I don’t mean to overstate this, or to denigrate the idea that parents are inspiring. But I think it is important for young people to see inspiration in people other than their family, in people who are tangibly different. School is not the only place that can happen — but it’s a good place. Because school is full of people who are, first, qualified, and often possessed of profound expertise, in their subject; and second, generally decent people. Teachers are good potential inspiration. I think it’s important that we be available for that, even if everything taught in schools could be learned from YouTube.
So I don’t want Secretary DeVos to make the job so difficult, so onerous, or so belittled and undercut, that every good person leaves the profession. We’re already working to drive them out, with our political factionalism taking on schools and teachers as handy scapegoats, or turning schools into the indoctrination centers that they should never be; and DeVos could make it worse, and may want to make it worse: anyone who opposes public education opposes teachers’ unions, which essentially means they oppose teachers. No, really: I understand the arguments against unions, and they’re stupid, but that’s not the point: the point is that teachers’ unions, even if they are too powerful, even if they are too greedy (And they’re not — that’s the stupid part), work only to protect and support teachers. The desire to break teachers’ unions is a desire to break teachers, often for financial reasons, and often for political ones. I think DeVos, with her support for Voucher and Charter (“Down, Voucher! Sic ’em, Charter! Attaboy!”), has both reasons for wanting to break teachers’ unions, and therefore teachers; if she succeeds on a national scale, she will essentially break us. I’ll tell you right now, I work in a charter school in a “Right-to-work” state, and while there are a lot of good teachers at my school, few of them are the new teachers who came up without unions. (Some of them are, which is awesome.) Most of us learned our skills in an environment where a union protected and sheltered us, and that made us better teachers. I’ve worked both with union membership and without, and teaching is unquestionably better with.

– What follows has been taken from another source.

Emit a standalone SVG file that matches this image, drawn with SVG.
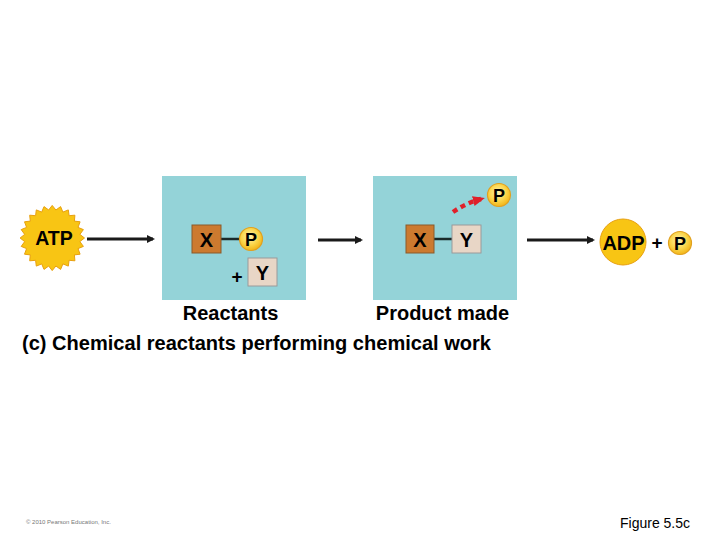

I hope DeVos doesn’t kill it. I hope nobody does. I worry that the wall, and the Executive Orders, and the Russian connections, are all distractions from the real harm that could be done to public institutions like the schools and the health care system, the free press and the right to vote. For that reason, I hope that Secretary DeVos, and President Trump, are exactly as inept as they seem to be. Because when it comes to education, this teacher wants them to fail.